PesonaKalimantan – Hari Batik Nasional diperingati pada 2 Oktober 2025. Tahun ini, 12 tahun sudah diperingati sejak batik resmi diakui UNESCO sebagai Warisan Budaya Tak Benda Indonesia pada 2009 lalu.
Di masa kiwari ini, batik menyatu dengan gaya berpakaian. Bahkan tak hanya digunakan di hari-hari penting, seperti pernikahan, tapi juga sehari-hari.
Siapa yang tidak kenal dengan Iga Massardi? Vokalis Barasuara yang lagunya menghiasi playlist anak muda saat ini, sering tampil mengenakan batik. Itu sudah ciri khasnya.
Kata Iga, sudah sepatutnya orang indonesia melestarikan apa yang dimiliki. Contohnya adalah baju batik yang setiap motif pasti berbeda-beda makna atau filosofinya.
“Kan gue orang Indonesia, makanya pake batik”, kata Iga kepada HAI.
Batik punya sejarah panjang. Ia lahir dari tradisi panjang melukis kain dengan cairan lilin malam menggunakan canting, hingga menghasilkan pola-pola indah.
Kata batik berasal dari gabungan amba (kain yang lebar) dan tik (titik). Artinya, batik adalah seni menorehkan titik-titik pada kain hingga membentuk pola.
Menurut laman resmi Pemerintah Jawa Barat, batik pada mulanya hanya digunakan kalangan raja dan keluarga kerajaan. Para pekerja keraton yang tinggal di luar istana sering membawa pekerjaan membatik ke rumah. Dari situlah masyarakat mulai meniru, hingga batik menyebar luas.
Awalnya, membatik hanya dilakukan perempuan sebagai pengisi waktu luang. Lama-kelamaan, ia berkembang jadi pekerjaan utama, dan kini bisa dilakukan siapa saja.
Jejak Sejarah Batik
Tidak ada catatan pasti kapan batik pertama kali muncul. Namun, jejaknya dapat ditelusuri sejak masa Majapahit.

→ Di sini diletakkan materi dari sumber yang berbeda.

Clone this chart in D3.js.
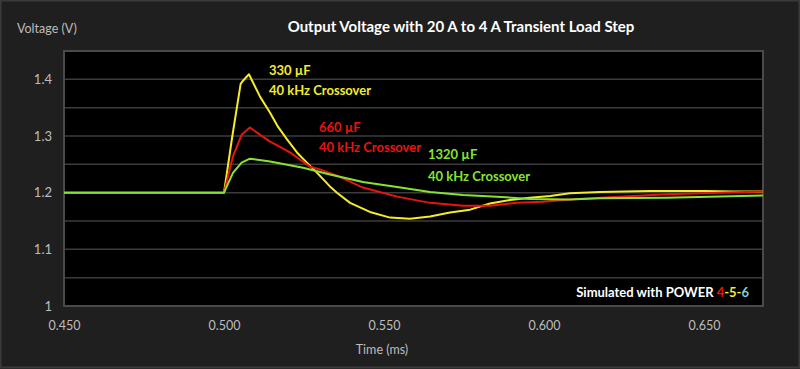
<!DOCTYPE html>
<html><head><meta charset="utf-8">
<script src="https://cdn.jsdelivr.net/npm/d3@7/dist/d3.min.js"></script>
<style>
html,body{margin:0;padding:0;background:#1f1f1f;}
svg{display:block;}
text{font-family:Lato,"DejaVu Sans",sans-serif;}
</style></head><body>
<svg id="chart" width="800" height="369"></svg>
<script>
// ---- data (time in ms, voltage in V) ----
const yTicks = [1, 1.1, 1.2, 1.3, 1.4];
const yGrid = [1.05, 1.1, 1.15, 1.2, 1.25, 1.3, 1.35, 1.4];
const xTicks = [0.45, 0.5, 0.55, 0.6, 0.65];
const seriesNames = ["330 µF", "660 µF", "1320 µF"];
const crossoverLabel = "40 kHz Crossover";
const v330 = [[0.450,1.200],[0.500,1.200],[0.5025,1.296],[0.5052,1.392],[0.5060,1.398],[0.5078,1.409],[0.5091,1.394],[0.5113,1.369],[0.5144,1.341],[0.5169,1.316],[0.5197,1.294],[0.5228,1.271],[0.5259,1.253],[0.5291,1.235],[0.5331,1.211],[0.5353,1.200],[0.5394,1.182],[0.5456,1.166],[0.5519,1.156],[0.5581,1.154],[0.5644,1.158],[0.5706,1.165],[0.5769,1.170],[0.5831,1.181],[0.5894,1.187],[0.5956,1.191],[0.6019,1.194],[0.6081,1.199],[0.6175,1.201],[0.6331,1.203],[0.6500,1.203],[0.6591,1.202],[0.6684,1.202]];
const v660 = [[0.450,1.200],[0.500,1.200],[0.5028,1.264],[0.5055,1.302],[0.5081,1.315],[0.5113,1.302],[0.5144,1.290],[0.5175,1.281],[0.5206,1.271],[0.5238,1.258],[0.5269,1.246],[0.5300,1.241],[0.5353,1.230],[0.5434,1.209],[0.5541,1.193],[0.5644,1.182],[0.5747,1.177],[0.5831,1.177],[0.5916,1.182],[0.5997,1.184],[0.6081,1.188],[0.6175,1.191],[0.6384,1.197],[0.6684,1.202]];
const v1320 = [[0.450,1.200],[0.500,1.200],[0.5028,1.235],[0.5055,1.253],[0.5081,1.260],[0.5144,1.255],[0.5247,1.244],[0.5331,1.232],[0.5434,1.219],[0.5541,1.210],[0.5644,1.201],[0.5747,1.196],[0.5853,1.193],[0.5956,1.189],[0.6081,1.188],[0.6175,1.190],[0.6384,1.191],[0.6684,1.195]];

const svg = d3.select("#chart");
const W = 800, H = 369;
const m = {left:64, right:763, top:51, bottom:306};
const x = d3.scaleLinear().domain([0.45, 0.45 + (m.right - m.left)/3200]).range([m.left, m.right]);
const y = d3.scaleLinear().domain([1, 1.45]).range([m.bottom, m.top]);

svg.append("rect").attr("x",0).attr("y",0).attr("width",W).attr("height",H).attr("fill","#1f1f1f");
svg.append("rect").attr("x",0.5).attr("y",0.5).attr("width",W-1).attr("height",H-2).attr("fill","none").attr("stroke","#3a3a3a").attr("stroke-width",2);

svg.append("rect").attr("x",m.left).attr("y",m.top).attr("width",m.right-m.left).attr("height",m.bottom-m.top).attr("fill","#000");

// gridlines
svg.append("g").selectAll("line").data(yGrid).join("line")
  .attr("x1",m.left).attr("x2",m.right)
  .attr("y1",d=>y(d)).attr("y2",d=>y(d))
  .attr("stroke","#3c3c3c").attr("stroke-width",1.5);

// plot border
svg.append("rect").attr("x",m.left).attr("y",m.top).attr("width",m.right-m.left).attr("height",m.bottom-m.top)
  .attr("fill","none").attr("stroke","#4a4a4a").attr("stroke-width",2);

// axes
const yAxis = d3.axisLeft(y).tickValues(yTicks).tickSize(0).tickPadding(12).tickFormat(d3.format("~g"));
const gy = svg.append("g").attr("transform",`translate(${m.left},0)`).call(yAxis);
gy.select(".domain").remove();
gy.selectAll("text").attr("fill","#bdbdbd").attr("font-size",13);

const xAxis = d3.axisBottom(x).tickValues(xTicks).tickSize(0).tickPadding(15).tickFormat(d3.format(".3f"));
const gx = svg.append("g").attr("transform",`translate(0,${m.bottom})`).call(xAxis);
gx.select(".domain").remove();
gx.selectAll("text").attr("fill","#bdbdbd").attr("font-size",12.5);

// lines
const line = d3.line().x(d=>x(d[0])).y(d=>y(d[1]));
const series = [
  {data:v330, color:"#f4ec2a"},
  {data:v660, color:"#e8150f"},
  {data:v1320, color:"#86e431"}
];
svg.append("g").selectAll("path").data(series).join("path")
  .attr("d",d=>line(d.data)).attr("fill","none")
  .attr("stroke",d=>d.color).attr("stroke-width",2).attr("stroke-linejoin","round");

// annotations
const ann = [
  {name:seriesNames[0], color:"#f4ec2a", x:269, y1:75, y2:95},
  {name:seriesNames[1], color:"#e8150f", x:319, y1:132, y2:152},
  {name:seriesNames[2], color:"#86e431", x:428, y1:159, y2:181}
];
ann.forEach(a=>{
  svg.append("text").attr("x",a.x).attr("y",a.y1).attr("fill",a.color).attr("font-size",13).attr("font-weight","bold").text(a.name);
  svg.append("text").attr("x",a.x).attr("y",a.y2).attr("fill",a.color).attr("font-size",13).attr("font-weight","bold").text(crossoverLabel);
});

// titles
svg.append("text").attr("x",461).attr("y",32).attr("text-anchor","middle").attr("fill","#ffffff")
  .attr("font-size",15).attr("font-weight","bold").text("Output Voltage with 20 A to 4 A Transient Load Step");
svg.append("text").attr("x",17).attr("y",33).attr("fill","#bdbdbd").attr("font-size",12.5).text("Voltage (V)");
svg.append("text").attr("x",382).attr("y",354).attr("text-anchor","middle").attr("fill","#bdbdbd").attr("font-size",12.5).text("Time (ms)");

const sim = svg.append("text").attr("x",749).attr("y",297).attr("text-anchor","end").attr("fill","#ffffff").attr("font-size",13).attr("font-weight","bold");
sim.append("tspan").text("Simulated with POWER ");
sim.append("tspan").attr("fill","#e8150f").text("4");
sim.append("tspan").attr("fill","#f4ec2a").text("-5-");
sim.append("tspan").attr("fill","#7fd3dc").text("6");
</script>
</body></html>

Di Mojokerto dan Tulungagung (dulu disebut Bonorowo), seni batik berkembang seiring ekspansi Majapahit. Setelah Adipati Kalang, penguasa Bonorowo, kalah oleh pasukan Majapahit, keluarga kerajaan menetap di sana dan membawa tradisi membatik.
Di akhir abad ke-19, pengrajin batik mulai bermunculan di Mojokerto. Mereka menggunakan kain tenun buatan sendiri memakai pewarna alami.

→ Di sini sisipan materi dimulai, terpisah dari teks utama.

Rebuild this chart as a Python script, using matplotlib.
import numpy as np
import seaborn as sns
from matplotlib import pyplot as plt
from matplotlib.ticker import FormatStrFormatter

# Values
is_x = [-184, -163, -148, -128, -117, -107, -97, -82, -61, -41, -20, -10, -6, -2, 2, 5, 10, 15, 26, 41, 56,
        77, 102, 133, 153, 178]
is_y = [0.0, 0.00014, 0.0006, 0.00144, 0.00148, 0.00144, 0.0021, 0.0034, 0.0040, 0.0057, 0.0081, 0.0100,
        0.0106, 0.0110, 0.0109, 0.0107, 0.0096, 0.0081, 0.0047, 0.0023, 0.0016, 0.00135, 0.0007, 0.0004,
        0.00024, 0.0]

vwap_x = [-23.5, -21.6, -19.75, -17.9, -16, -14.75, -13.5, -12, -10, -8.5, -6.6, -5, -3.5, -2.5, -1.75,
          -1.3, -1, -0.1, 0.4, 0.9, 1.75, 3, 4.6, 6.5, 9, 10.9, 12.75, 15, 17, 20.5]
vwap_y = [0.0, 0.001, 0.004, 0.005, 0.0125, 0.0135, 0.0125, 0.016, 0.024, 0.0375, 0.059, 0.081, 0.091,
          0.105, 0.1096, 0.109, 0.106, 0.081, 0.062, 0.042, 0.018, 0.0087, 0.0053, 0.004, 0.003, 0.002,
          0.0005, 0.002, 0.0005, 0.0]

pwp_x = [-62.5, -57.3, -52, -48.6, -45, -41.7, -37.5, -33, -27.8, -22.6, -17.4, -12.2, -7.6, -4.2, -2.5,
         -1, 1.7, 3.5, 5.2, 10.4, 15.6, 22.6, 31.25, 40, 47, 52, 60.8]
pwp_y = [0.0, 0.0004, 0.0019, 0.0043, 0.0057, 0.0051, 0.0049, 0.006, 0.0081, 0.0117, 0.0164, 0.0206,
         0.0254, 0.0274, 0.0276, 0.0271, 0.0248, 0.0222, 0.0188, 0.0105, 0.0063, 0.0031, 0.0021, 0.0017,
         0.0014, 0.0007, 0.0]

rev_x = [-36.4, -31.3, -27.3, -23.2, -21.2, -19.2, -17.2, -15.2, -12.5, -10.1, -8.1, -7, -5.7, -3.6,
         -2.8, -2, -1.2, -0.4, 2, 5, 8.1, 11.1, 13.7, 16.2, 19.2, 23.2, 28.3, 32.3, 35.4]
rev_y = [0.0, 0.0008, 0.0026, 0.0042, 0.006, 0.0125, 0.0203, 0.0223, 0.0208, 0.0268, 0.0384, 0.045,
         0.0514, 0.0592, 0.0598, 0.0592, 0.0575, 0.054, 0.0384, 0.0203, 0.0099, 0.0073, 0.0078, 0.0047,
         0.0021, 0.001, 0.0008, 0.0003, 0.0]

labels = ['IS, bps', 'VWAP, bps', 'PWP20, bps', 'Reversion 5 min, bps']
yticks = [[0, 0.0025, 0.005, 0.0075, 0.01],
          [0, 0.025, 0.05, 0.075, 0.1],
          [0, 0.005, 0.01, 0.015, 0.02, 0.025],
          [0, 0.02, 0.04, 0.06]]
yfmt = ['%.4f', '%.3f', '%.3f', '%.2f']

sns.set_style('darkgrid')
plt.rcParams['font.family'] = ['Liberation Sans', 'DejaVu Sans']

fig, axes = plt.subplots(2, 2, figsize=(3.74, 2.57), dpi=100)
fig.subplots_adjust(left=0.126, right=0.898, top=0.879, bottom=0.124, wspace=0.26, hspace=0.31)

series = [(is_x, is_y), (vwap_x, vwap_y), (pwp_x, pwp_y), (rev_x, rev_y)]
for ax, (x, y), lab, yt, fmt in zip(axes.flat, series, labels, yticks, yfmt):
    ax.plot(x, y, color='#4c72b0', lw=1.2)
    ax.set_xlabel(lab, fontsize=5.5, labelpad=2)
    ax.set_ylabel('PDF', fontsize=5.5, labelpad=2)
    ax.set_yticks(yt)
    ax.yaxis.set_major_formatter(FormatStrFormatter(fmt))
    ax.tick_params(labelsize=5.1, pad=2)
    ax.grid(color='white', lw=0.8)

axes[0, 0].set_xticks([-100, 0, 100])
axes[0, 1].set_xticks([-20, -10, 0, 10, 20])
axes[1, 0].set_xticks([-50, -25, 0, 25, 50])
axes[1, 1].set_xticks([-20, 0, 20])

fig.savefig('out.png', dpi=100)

Selepas Perang Dunia I, pedagang Tionghoa memperkenalkan batik cap sekaligus membawa obat pewarna dari luar negeri.
Meski dikenal sejak Majapahit, batik semakin berkembang pada era kerajaan di Solo dan Yogyakarta. Corak khas kedua daerah itu berpengaruh pada batik di Mojokerto dan Tulungagung.

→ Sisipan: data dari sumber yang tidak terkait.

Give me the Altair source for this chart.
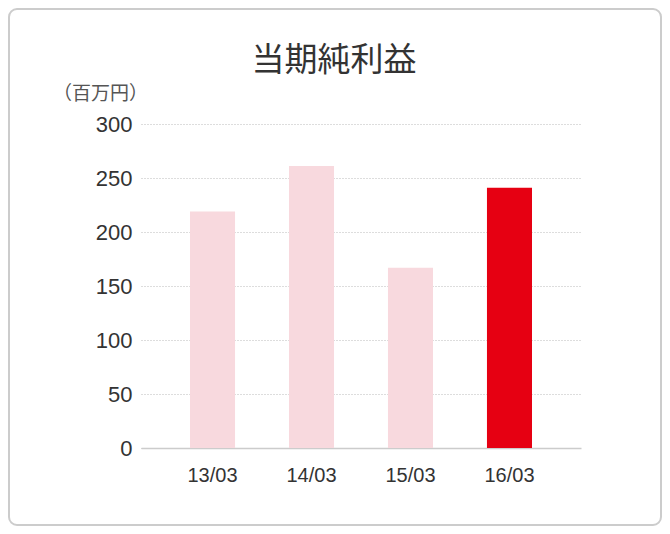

Perkembangan batik juga terkait dengan penyebaran Islam. Di Ponorogo, Jawa Timur, Raden Katong—keturunan Majapahit sekaligus adik Raden Patah—dikenal sebagai pembawa agama Islam.
Di sana, pesantren Tegalsari yang diasuh Kyai Hasan Basri jadi pusat penyebaran seni batik. Kyai Hasan menikah dengan putri keraton Solo, dan sang istri membawa seni membatik keluar dari keraton menuju masyarakat Ponorogo.
Mendunia Bersama Diplomasi
Nama batik mulai dikenal dunia pada era Presiden Soeharto. Pada pertengahan 1980-an, ia kerap menjadikan batik sebagai cinderamata bagi tamu negara, bahkan mengenakannya dalam konferensi PBB.
Sejak saat itu, batik kian mendunia. Pengakuan UNESCO pada 2 Oktober 2009 jadi tonggak penting.
Sejak itu, Hari Batik Nasional diperingati setiap tahun, dan industri batik kian berkembang dengan beragam motif baru dan warna yang lebih segar.
Pada awalnya, motif batik banyak terinspirasi dari simbol tradisi Jawa, pengaruh Islam, Hinduisme, hingga Buddhisme.
Proses pembuatannya dilakukan dengan canting—batik tulis. Namun, seiring perkembangan teknologi, lahir batik cap yang dibuat menggunakan stempel. Cara ini mempercepat produksi, meski sering dianggap kurang bernilai seni dibanding batik tulis.